=== Recorded information ===

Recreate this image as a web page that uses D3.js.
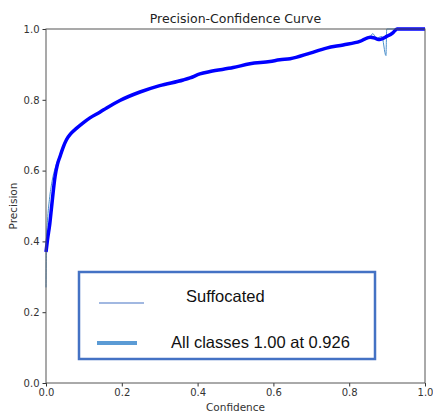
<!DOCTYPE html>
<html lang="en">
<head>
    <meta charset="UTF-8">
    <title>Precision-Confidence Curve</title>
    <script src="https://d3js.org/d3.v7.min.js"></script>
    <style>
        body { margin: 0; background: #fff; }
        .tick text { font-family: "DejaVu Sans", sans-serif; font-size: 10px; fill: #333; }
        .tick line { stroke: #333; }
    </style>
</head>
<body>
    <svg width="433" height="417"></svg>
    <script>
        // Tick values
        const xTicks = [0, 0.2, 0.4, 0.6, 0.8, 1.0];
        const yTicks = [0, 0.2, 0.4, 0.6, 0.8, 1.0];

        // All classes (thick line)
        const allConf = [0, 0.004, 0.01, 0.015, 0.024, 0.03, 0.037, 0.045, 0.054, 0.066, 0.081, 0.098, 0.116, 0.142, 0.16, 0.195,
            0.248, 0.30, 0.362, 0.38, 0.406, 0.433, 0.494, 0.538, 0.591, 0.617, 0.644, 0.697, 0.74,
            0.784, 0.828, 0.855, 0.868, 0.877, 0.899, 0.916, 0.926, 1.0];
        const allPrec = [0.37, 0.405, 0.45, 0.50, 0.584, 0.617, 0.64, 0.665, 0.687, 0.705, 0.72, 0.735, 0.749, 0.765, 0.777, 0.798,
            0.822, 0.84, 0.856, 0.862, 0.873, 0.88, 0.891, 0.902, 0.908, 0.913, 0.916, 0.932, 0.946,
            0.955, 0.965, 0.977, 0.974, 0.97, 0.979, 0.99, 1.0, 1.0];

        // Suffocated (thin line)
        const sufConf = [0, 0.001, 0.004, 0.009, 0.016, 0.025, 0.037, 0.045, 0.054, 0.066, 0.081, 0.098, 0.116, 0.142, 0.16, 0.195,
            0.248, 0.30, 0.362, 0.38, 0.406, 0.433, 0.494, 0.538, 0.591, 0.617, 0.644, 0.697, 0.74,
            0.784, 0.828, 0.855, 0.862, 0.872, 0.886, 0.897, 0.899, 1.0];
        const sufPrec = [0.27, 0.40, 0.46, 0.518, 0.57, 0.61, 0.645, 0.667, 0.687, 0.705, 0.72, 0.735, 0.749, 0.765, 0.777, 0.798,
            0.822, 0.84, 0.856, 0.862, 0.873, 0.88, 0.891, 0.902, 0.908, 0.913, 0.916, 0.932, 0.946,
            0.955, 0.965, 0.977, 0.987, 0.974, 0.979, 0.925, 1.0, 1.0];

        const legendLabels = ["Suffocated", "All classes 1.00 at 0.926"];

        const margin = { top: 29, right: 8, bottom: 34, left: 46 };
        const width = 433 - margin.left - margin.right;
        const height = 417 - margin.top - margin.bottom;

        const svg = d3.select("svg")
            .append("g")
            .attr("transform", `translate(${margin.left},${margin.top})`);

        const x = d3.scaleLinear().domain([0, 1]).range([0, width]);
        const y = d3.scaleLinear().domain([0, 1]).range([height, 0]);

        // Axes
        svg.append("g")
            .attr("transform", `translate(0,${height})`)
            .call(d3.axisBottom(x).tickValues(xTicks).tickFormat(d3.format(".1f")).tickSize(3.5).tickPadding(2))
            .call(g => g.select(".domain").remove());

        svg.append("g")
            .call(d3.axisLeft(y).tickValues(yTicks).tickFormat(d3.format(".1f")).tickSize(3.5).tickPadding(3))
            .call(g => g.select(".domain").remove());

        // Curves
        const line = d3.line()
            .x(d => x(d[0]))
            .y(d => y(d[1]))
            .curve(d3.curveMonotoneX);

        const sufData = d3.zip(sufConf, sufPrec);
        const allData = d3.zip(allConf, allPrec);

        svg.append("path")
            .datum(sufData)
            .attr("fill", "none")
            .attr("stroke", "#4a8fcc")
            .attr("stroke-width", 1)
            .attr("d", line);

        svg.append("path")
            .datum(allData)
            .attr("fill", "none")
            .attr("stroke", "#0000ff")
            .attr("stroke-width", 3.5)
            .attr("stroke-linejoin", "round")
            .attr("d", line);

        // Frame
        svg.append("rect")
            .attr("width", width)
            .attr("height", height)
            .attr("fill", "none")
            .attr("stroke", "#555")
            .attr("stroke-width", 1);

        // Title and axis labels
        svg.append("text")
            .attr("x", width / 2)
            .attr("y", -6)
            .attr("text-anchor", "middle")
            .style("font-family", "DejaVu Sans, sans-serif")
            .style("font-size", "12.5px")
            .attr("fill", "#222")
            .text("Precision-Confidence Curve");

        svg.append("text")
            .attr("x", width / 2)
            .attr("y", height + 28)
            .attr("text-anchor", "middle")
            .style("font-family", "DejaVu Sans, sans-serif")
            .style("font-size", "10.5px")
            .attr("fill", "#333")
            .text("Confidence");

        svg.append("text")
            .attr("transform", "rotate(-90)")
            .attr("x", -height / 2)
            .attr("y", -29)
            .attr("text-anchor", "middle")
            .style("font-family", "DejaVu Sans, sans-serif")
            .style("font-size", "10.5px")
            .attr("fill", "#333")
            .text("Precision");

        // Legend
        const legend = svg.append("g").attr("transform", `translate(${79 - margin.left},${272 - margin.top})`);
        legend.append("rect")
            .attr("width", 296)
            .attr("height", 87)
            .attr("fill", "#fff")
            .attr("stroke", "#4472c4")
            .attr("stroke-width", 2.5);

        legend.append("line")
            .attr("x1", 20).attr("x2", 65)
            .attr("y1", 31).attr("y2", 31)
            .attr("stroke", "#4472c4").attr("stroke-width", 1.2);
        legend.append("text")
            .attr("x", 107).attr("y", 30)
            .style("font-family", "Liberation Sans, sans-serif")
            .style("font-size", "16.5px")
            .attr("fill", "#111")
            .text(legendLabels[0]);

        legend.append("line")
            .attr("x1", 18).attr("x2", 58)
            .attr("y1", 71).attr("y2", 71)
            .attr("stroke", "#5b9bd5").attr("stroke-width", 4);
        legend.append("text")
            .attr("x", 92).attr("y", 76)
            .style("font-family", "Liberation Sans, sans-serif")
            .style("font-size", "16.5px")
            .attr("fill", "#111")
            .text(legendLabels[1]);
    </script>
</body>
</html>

===

▸ **What this task involves**
Copy each line above precisely, dropping the pictures.

▸ **Result below**
Recreate this image as a web page that uses D3.js.
<!DOCTYPE html>
<html lang="en">
<head>
    <meta charset="UTF-8">
    <title>Precision-Confidence Curve</title>
    <script src="https://d3js.org/d3.v7.min.js"></script>
    <style>
        body { margin: 0; background: #fff; }
        .tick text { font-family: "DejaVu Sans", sans-serif; font-size: 10px; fill: #333; }
        .tick line { stroke: #333; }
    </style>
</head>
<body>
    <svg width="433" height="417"></svg>
    <script>
        // Tick values
        const xTicks = [0, 0.2, 0.4, 0.6, 0.8, 1.0];
        const yTicks = [0, 0.2, 0.4, 0.6, 0.8, 1.0];

        // All classes (thick line)
        const allConf = [0, 0.004, 0.01, 0.015, 0.024, 0.03, 0.037, 0.045, 0.054, 0.066, 0.081, 0.098, 0.116, 0.142, 0.16, 0.195,
            0.248, 0.30, 0.362, 0.38, 0.406, 0.433, 0.494, 0.538, 0.591, 0.617, 0.644, 0.697, 0.74,
            0.784, 0.828, 0.855, 0.868, 0.877, 0.899, 0.916, 0.926, 1.0];
        const allPrec = [0.37, 0.405, 0.45, 0.50, 0.584, 0.617, 0.64, 0.665, 0.687, 0.705, 0.72, 0.735, 0.749, 0.765, 0.777, 0.798,
            0.822, 0.84, 0.856, 0.862, 0.873, 0.88, 0.891, 0.902, 0.908, 0.913, 0.916, 0.932, 0.946,
            0.955, 0.965, 0.977, 0.974, 0.97, 0.979, 0.99, 1.0, 1.0];

        // Suffocated (thin line)
        const sufConf = [0, 0.001, 0.004, 0.009, 0.016, 0.025, 0.037, 0.045, 0.054, 0.066, 0.081, 0.098, 0.116, 0.142, 0.16, 0.195,
            0.248, 0.30, 0.362, 0.38, 0.406, 0.433, 0.494, 0.538, 0.591, 0.617, 0.644, 0.697, 0.74,
            0.784, 0.828, 0.855, 0.862, 0.872, 0.886, 0.897, 0.899, 1.0];
        const sufPrec = [0.27, 0.40, 0.46, 0.518, 0.57, 0.61, 0.645, 0.667, 0.687, 0.705, 0.72, 0.735, 0.749, 0.765, 0.777, 0.798,
            0.822, 0.84, 0.856, 0.862, 0.873, 0.88, 0.891, 0.902, 0.908, 0.913, 0.916, 0.932, 0.946,
            0.955, 0.965, 0.977, 0.987, 0.974, 0.979, 0.925, 1.0, 1.0];

        const legendLabels = ["Suffocated", "All classes 1.00 at 0.926"];

        const margin = { top: 29, right: 8, bottom: 34, left: 46 };
        const width = 433 - margin.left - margin.right;
        const height = 417 - margin.top - margin.bottom;

        const svg = d3.select("svg")
            .append("g")
            .attr("transform", `translate(${margin.left},${margin.top})`);

        const x = d3.scaleLinear().domain([0, 1]).range([0, width]);
        const y = d3.scaleLinear().domain([0, 1]).range([height, 0]);

        // Axes
        svg.append("g")
            .attr("transform", `translate(0,${height})`)
            .call(d3.axisBottom(x).tickValues(xTicks).tickFormat(d3.format(".1f")).tickSize(3.5).tickPadding(2))
            .call(g => g.select(".domain").remove());

        svg.append("g")
            .call(d3.axisLeft(y).tickValues(yTicks).tickFormat(d3.format(".1f")).tickSize(3.5).tickPadding(3))
            .call(g => g.select(".domain").remove());

        // Curves
        const line = d3.line()
            .x(d => x(d[0]))
            .y(d => y(d[1]))
            .curve(d3.curveMonotoneX);

        const sufData = d3.zip(sufConf, sufPrec);
        const allData = d3.zip(allConf, allPrec);

        svg.append("path")
            .datum(sufData)
            .attr("fill", "none")
            .attr("stroke", "#4a8fcc")
            .attr("stroke-width", 1)
            .attr("d", line);

        svg.append("path")
            .datum(allData)
            .attr("fill", "none")
            .attr("stroke", "#0000ff")
            .attr("stroke-width", 3.5)
            .attr("stroke-linejoin", "round")
            .attr("d", line);

        // Frame
        svg.append("rect")
            .attr("width", width)
            .attr("height", height)
            .attr("fill", "none")
            .attr("stroke", "#555")
            .attr("stroke-width", 1);

        // Title and axis labels
        svg.append("text")
            .attr("x", width / 2)
            .attr("y", -6)
            .attr("text-anchor", "middle")
            .style("font-family", "DejaVu Sans, sans-serif")
            .style("font-size", "12.5px")
            .attr("fill", "#222")
            .text("Precision-Confidence Curve");

        svg.append("text")
            .attr("x", width / 2)
            .attr("y", height + 28)
            .attr("text-anchor", "middle")
            .style("font-family", "DejaVu Sans, sans-serif")
            .style("font-size", "10.5px")
            .attr("fill", "#333")
            .text("Confidence");

        svg.append("text")
            .attr("transform", "rotate(-90)")
            .attr("x", -height / 2)
            .attr("y", -29)
            .attr("text-anchor", "middle")
            .style("font-family", "DejaVu Sans, sans-serif")
            .style("font-size", "10.5px")
            .attr("fill", "#333")
            .text("Precision");

        // Legend
        const legend = svg.append("g").attr("transform", `translate(${79 - margin.left},${272 - margin.top})`);
        legend.append("rect")
            .attr("width", 296)
            .attr("height", 87)
            .attr("fill", "#fff")
            .attr("stroke", "#4472c4")
            .attr("stroke-width", 2.5);

        legend.append("line")
            .attr("x1", 20).attr("x2", 65)
            .attr("y1", 31).attr("y2", 31)
            .attr("stroke", "#4472c4").attr("stroke-width", 1.2);
        legend.append("text")
            .attr("x", 107).attr("y", 30)
            .style("font-family", "Liberation Sans, sans-serif")
            .style("font-size", "16.5px")
            .attr("fill", "#111")
            .text(legendLabels[0]);

        legend.append("line")
            .attr("x1", 18).attr("x2", 58)
            .attr("y1", 71).attr("y2", 71)
            .attr("stroke", "#5b9bd5").attr("stroke-width", 4);
        legend.append("text")
            .attr("x", 92).attr("y", 76)
            .style("font-family", "Liberation Sans, sans-serif")
            .style("font-size", "16.5px")
            .attr("fill", "#111")
            .text(legendLabels[1]);
    </script>
</body>
</html>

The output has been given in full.